Code that draws figures
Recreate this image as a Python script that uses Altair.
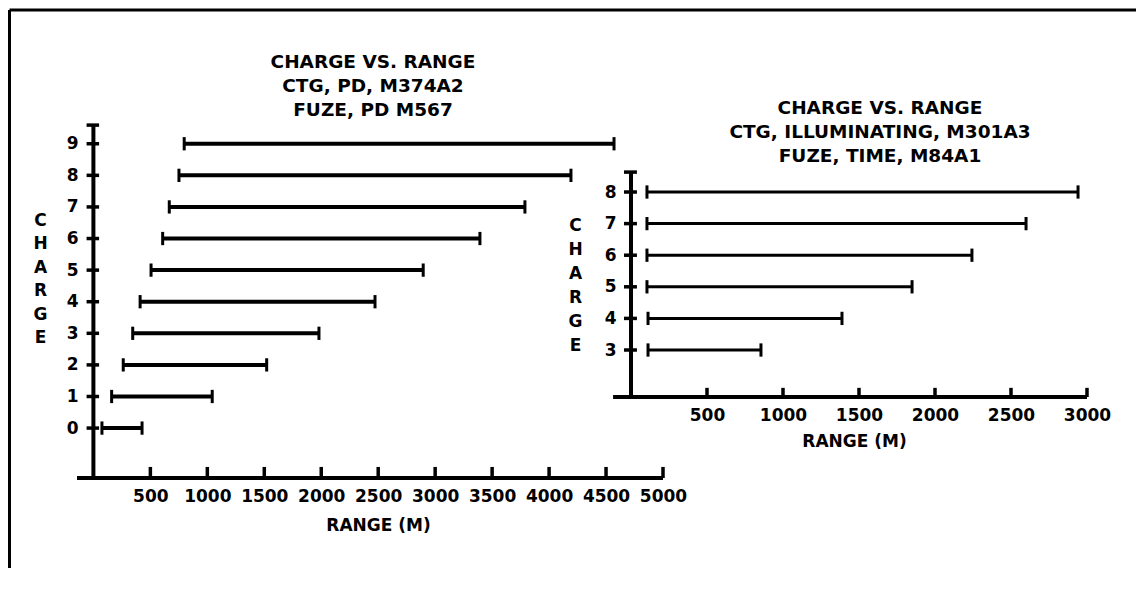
import altair as alt
import pandas as pd

# ---------------- data ----------------
left_charge = [0, 1, 2, 3, 4, 5, 6, 7, 8, 9]
left_min = [75, 160, 262, 345, 410, 506, 608, 666, 751, 797]
left_max = [427, 1043, 1521, 1980, 2472, 2895, 3393, 3788, 4192, 4570]
left_xticks = [500, 1000, 1500, 2000, 2500, 3000, 3500, 4000, 4500, 5000]
left_xdomain = [-144, 5000]
left_xline = [-144, 5000]
left_ydomain = [-1.58, 9.72]
left_ytop = 9.59
left_title = ["CHARGE VS. RANGE", "CTG, PD, M374A2", "FUZE, PD M567"]

right_charge = [3, 4, 5, 6, 7, 8]
right_min = [112, 112, 105, 105, 105, 105]
right_max = [855, 1388, 1849, 2243, 2599, 2941]
right_xticks = [500, 1000, 1500, 2000, 2500, 3000]
right_xdomain = [210.5, 3000]
right_xline = [-118, 3000]
right_ydomain = [1.513, 10.247]
right_ytop = 8.63
right_title = ["CHARGE VS. RANGE", "CTG, ILLUMINATING, M301A3", "FUZE, TIME, M84A1"]

y_title = ["C", "H", "A", "R", "G", "E"]
x_title = "RANGE (M)"

FONT = "DejaVu Sans"
INK = "#000000"


def panel(charges, mins, maxs, xticks, xdom, xln, ydom, ytop, width, height,
          bar_w, cap_h, ytick_lr, xtick_len, title, title_offset, title_dx,
          xt_xy, yt_xy, ylab_pad, border_layers):
    xs = alt.Scale(domain=xdom, nice=False, zero=False)
    ys = alt.Scale(domain=ydom, nice=False, zero=False)
    xaxis = alt.Axis(values=xticks, domain=False, ticks=False, tickSize=0, grid=False,
                     labelPadding=10, labelFlush=False, labelOverlap=False, format="d",
                     labelFont=FONT, labelFontSize=17, labelFontWeight="bold", labelColor=INK,
                     title=x_title, titleFont=FONT, titleFontSize=17, titleFontWeight="bold",
                     titleColor=INK, titleX=xt_xy[0], titleY=xt_xy[1], titleBaseline="top",
                     titleAlign="center")
    yaxis = alt.Axis(values=charges, domain=False, ticks=False, tickSize=0, grid=False,
                     labelPadding=ylab_pad, labelFlush=False, labelOverlap=False, format="d",
                     labelFont=FONT, labelFontSize=17, labelFontWeight="bold", labelColor=INK,
                     title=y_title, titleAngle=0, titleAlign="center", titleBaseline="top",
                     titleX=yt_xy[0], titleY=yt_xy[1], titleLineHeight=yt_xy[2],
                     titleFont=FONT, titleFontSize=17, titleFontWeight="bold", titleColor=INK)

    def X(f):
        return alt.X(f, scale=xs, axis=xaxis)

    def Y(f):
        return alt.Y(f, scale=ys, axis=yaxis)

    bars_df = pd.DataFrame({"charge": charges, "lo": mins, "hi": maxs})
    bars = alt.Chart(bars_df).mark_rule(color=INK, strokeWidth=bar_w).encode(
        x=X("lo:Q"), x2="hi:Q", y=Y("charge:Q"),
    )

    caps_df = pd.DataFrame({"x": mins + maxs, "charge": charges + charges})
    caps = alt.Chart(caps_df).transform_calculate(
        y0=f"datum.charge - {cap_h}", y1=f"datum.charge + {cap_h}"
    ).mark_rule(color=INK, strokeWidth=3).encode(
        x=X("x:Q"), y=Y("y0:Q"), y2="y1:Q",
    )

    yline_df = pd.DataFrame({"x": [0], "y0": [ydom[0]], "y1": [ytop]})
    yline = alt.Chart(yline_df).mark_rule(color=INK, strokeWidth=4).encode(
        x=X("x:Q"), y=Y("y0:Q"), y2="y1:Q",
    )

    yt_df = pd.DataFrame({"y": charges + [ytop]})
    yticks = alt.Chart(yt_df).transform_calculate(
        x0=f"{ytick_lr[0]}", x1=f"{ytick_lr[1]}"
    ).mark_rule(color=INK, strokeWidth=3.5).encode(
        x=X("x0:Q"), x2="x1:Q", y=Y("y:Q"),
    )

    xline_df = pd.DataFrame({"y": [ydom[0]], "x0": [xln[0]], "x1": [xln[1]]})
    xline = alt.Chart(xline_df).mark_rule(color=INK, strokeWidth=4).encode(
        x=X("x0:Q"), x2="x1:Q", y=Y("y:Q"),
    )

    xt_df = pd.DataFrame({"x": xticks})
    xtk = alt.Chart(xt_df).transform_calculate(
        y0=f"{ydom[0]}", y1=f"{ydom[0] + xtick_len}"
    ).mark_rule(color=INK, strokeWidth=3.5).encode(
        x=X("x:Q"), y=Y("y0:Q"), y2="y1:Q",
    )

    layers = [bars, caps, yline, yticks, xline, xtk] + border_layers
    return alt.layer(*layers).properties(
        width=width, height=height,
        title=alt.TitleParams(text=title, anchor="middle", frame="group",
                              offset=title_offset, dx=title_dx, font=FONT,
                              fontSize=18.5, fontWeight="bold", color=INK,
                              lineHeight=24, baseline="bottom"),
    )


one = pd.DataFrame({"k": [1]})
left_border = [
    alt.Chart(one).mark_rule(color=INK, strokeWidth=3).encode(
        x=alt.value(-67.5), y=alt.value(-111), y2=alt.value(447)),
    alt.Chart(one).mark_rule(color=INK, strokeWidth=3).encode(
        x=alt.value(-67.5), x2=alt.value(586), y=alt.value(-111)),
]
right_border = [
    alt.Chart(one).mark_rule(color=INK, strokeWidth=3).encode(
        x=alt.value(0), x2=alt.value(473), y=alt.value(-111)),
]

left = panel(left_charge, left_min, left_max, left_xticks, left_xdomain, left_xline,
             left_ydomain, left_ytop, 586, 357, 4, 0.21, (-60, 50), 0.35, left_title,
             -130, 3, (301, 39), (-37, 91, 23.5), -1, left_border)
right = panel(right_charge, right_min, right_max, right_xticks, right_xdomain, right_xline,
              right_ydomain, right_ytop, 424, 276, 3, 0.21, (-46, 39), 0.29, right_title,
              -176, 30 - 25, (191, 36), (-88, 96, 24), 47, right_border)

chart = alt.hconcat(left, right, spacing=0, bounds="flush").properties(
    padding=0, background="white"
).configure_view(stroke=None)

chart.save("out.html", embed_options={"renderer": "svg", "actions": False})
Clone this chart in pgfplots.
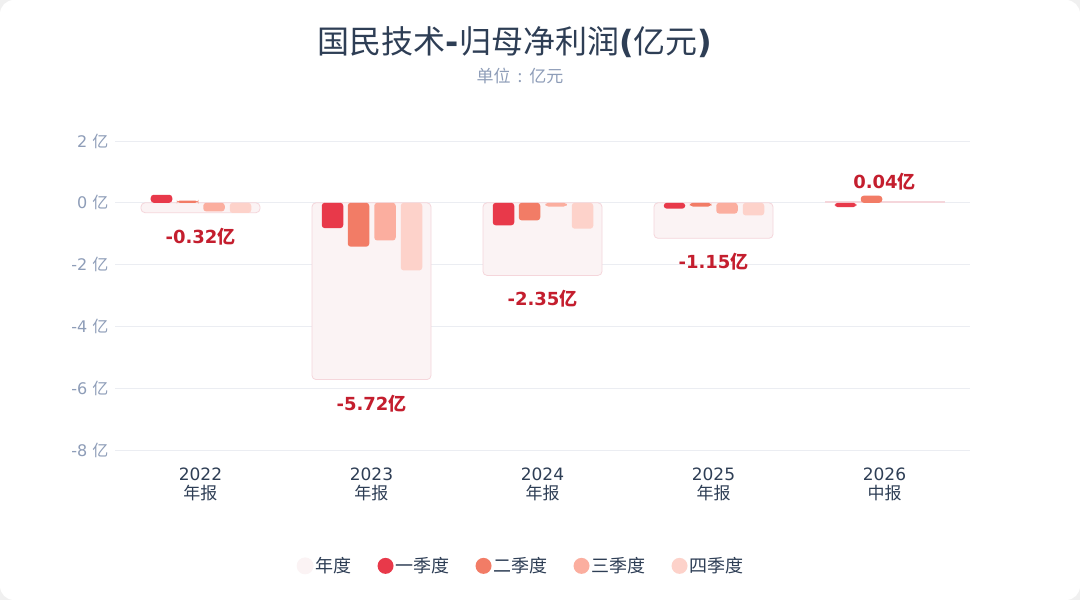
\documentclass[border=0pt]{standalone}
\usepackage{pgfplots}
\pgfplotsset{compat=1.18}
\usepackage{fontspec}
\setmainfont{DejaVu Sans}
\newfontfamily\cjk{Noto Sans CJK SC}
\newfontfamily\djv{DejaVu Sans}
\definecolor{qa}{HTML}{E8394A}
\definecolor{qb}{HTML}{F27C66}
\definecolor{qc}{HTML}{FBAE9F}
\definecolor{qd}{HTML}{FDD2CA}
\definecolor{annf}{HTML}{FBF3F4}
\definecolor{annd}{HTML}{F5D6DB}
\definecolor{lblred}{HTML}{C41E2E}
\definecolor{titlec}{HTML}{2E3E55}
\definecolor{grayc}{HTML}{8E9DB8}
\definecolor{gridc}{HTML}{EBEDF2}
\begin{document}
\begin{tikzpicture}[x=1pt,y=1pt]
\fill[black!6] (0,0) rectangle (1080,600);
\fill[white,rounded corners=14pt] (0,0) rectangle (1080,600);
\node[font=\cjk\fontsize{32}{36}\selectfont, text=titlec] at (515,558) {国民技术{\djv\bfseries -}归母净利润{\djv\bfseries (}亿元{\djv\bfseries )}};
\node[font=\cjk\fontsize{17}{20}\selectfont, text=grayc] at (520,524) {单位\hspace{7pt}:\hspace{7pt}亿元};
\begin{axis}[
  at={(115pt,150pt)}, anchor=south west,
  scale only axis, width=855pt, height=309pt,
  xmin=-0.5, xmax=4.5, ymin=-8, ymax=2,
  ytick={-8,-6,-4,-2,0,2},
  yticklabels={{-8 {\cjk 亿}},{-6 {\cjk 亿}},{-4 {\cjk 亿}},{-2 {\cjk 亿}},{0 {\cjk 亿}},{2 {\cjk 亿}}},
  xtick={0,1,2,3,4},
  xticklabels={{2022\\{\cjk 年报}},{2023\\{\cjk 年报}},{2024\\{\cjk 年报}},{2025\\{\cjk 年报}},{2026\\{\cjk 中报}}},
  xticklabel style={align=center, font=\fontsize{17}{19}\selectfont, text=titlec, yshift=-14pt},
  yticklabel style={font=\fontsize{16}{18}\selectfont, text=grayc, xshift=-3pt},
  ymajorgrids, grid style={draw=gridc, line width=0.8pt},
  axis line style={draw=none}, major tick length=0pt,
  clip=false,
  legend columns=5,
  legend style={at={(axis description cs:0.475,-0.375)}, anchor=center, draw=none, fill=none,
    font=\cjk\fontsize{18}{20}\selectfont, text=titlec,
    /tikz/every even column/.append style={column sep=24pt}},
]
\addplot[ybar, bar width=119pt, bar shift=0pt, fill=annf, draw=annd, line width=0.8pt, rounded corners=4pt,
  legend image code/.code={\fill[annf] (0.3cm,0pt) circle (8pt);}]
  coordinates {(0,-0.32) (1,-5.72) (2,-2.35) (3,-1.15)};
\addlegendentry{年度}
\addplot[ybar, bar width=119pt, bar shift=0pt, fill=annf, draw=annd, line width=0.8pt, forget plot]
  coordinates {(4,0.04)};
\addplot[ybar, bar width=21.5pt, bar shift=-39pt, fill=qa, draw=none, rounded corners=3pt,
  legend image code/.code={\fill[qa] (0.3cm,0pt) circle (8pt);}]
  coordinates {(0,0.26) (1,-0.82) (2,-0.73) (3,-0.19) (4,-0.14)};
\addlegendentry{一季度}
\addplot[ybar, bar width=21.5pt, bar shift=-13pt, fill=qb, draw=none, rounded corners=3pt,
  legend image code/.code={\fill[qb] (0.3cm,0pt) circle (8pt);}]
  coordinates {(0,0.07) (1,-1.42) (2,-0.57) (3,-0.12) (4,0.23)};
\addlegendentry{二季度}
\addplot[ybar, bar width=21.5pt, bar shift=13.5pt, fill=qc, draw=none, rounded corners=3pt,
  legend image code/.code={\fill[qc] (0.3cm,0pt) circle (8pt);}]
  coordinates {(0,-0.28) (1,-1.22) (2,-0.12) (3,-0.35)};
\addlegendentry{三季度}
\addplot[ybar, bar width=21.5pt, bar shift=40pt, fill=qd, draw=none, rounded corners=3pt,
  legend image code/.code={\fill[qd] (0.3cm,0pt) circle (8pt);}]
  coordinates {(0,-0.33) (1,-2.19) (2,-0.84) (3,-0.41)};
\addlegendentry{四季度}
% value labels, negative
\addplot[draw=none, mark=none, forget plot, point meta=explicit symbolic,
  nodes near coords={\textbf{\pgfplotspointmeta}{\cjk\bfseries 亿}},
  every node near coord/.style={font=\fontsize{18}{20}\selectfont, text=lblred, inner sep=0pt, anchor=north, yshift=-15pt}]
  coordinates {(0,-0.32) [-0.32] (1,-5.72) [-5.72] (2,-2.35) [-2.35] (3,-1.15) [-1.15]};
% value labels, positive
\addplot[draw=none, mark=none, forget plot, point meta=explicit symbolic,
  nodes near coords={\textbf{\pgfplotspointmeta}{\cjk\bfseries 亿}},
  every node near coord/.style={font=\fontsize{18}{20}\selectfont, text=lblred, inner sep=0pt, anchor=south, yshift=11pt}]
  coordinates {(4,0.04) [0.04]};
\end{axis}
\end{tikzpicture}
\end{document}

_Task requirements_. Take the records from their first line through the line containing "import pandas as pd" and please return exactly those lines, both ends included, minus the pictures.

_Output below_.
Recreate this image as a Python script that uses Altair.
import altair as alt
import pandas as pd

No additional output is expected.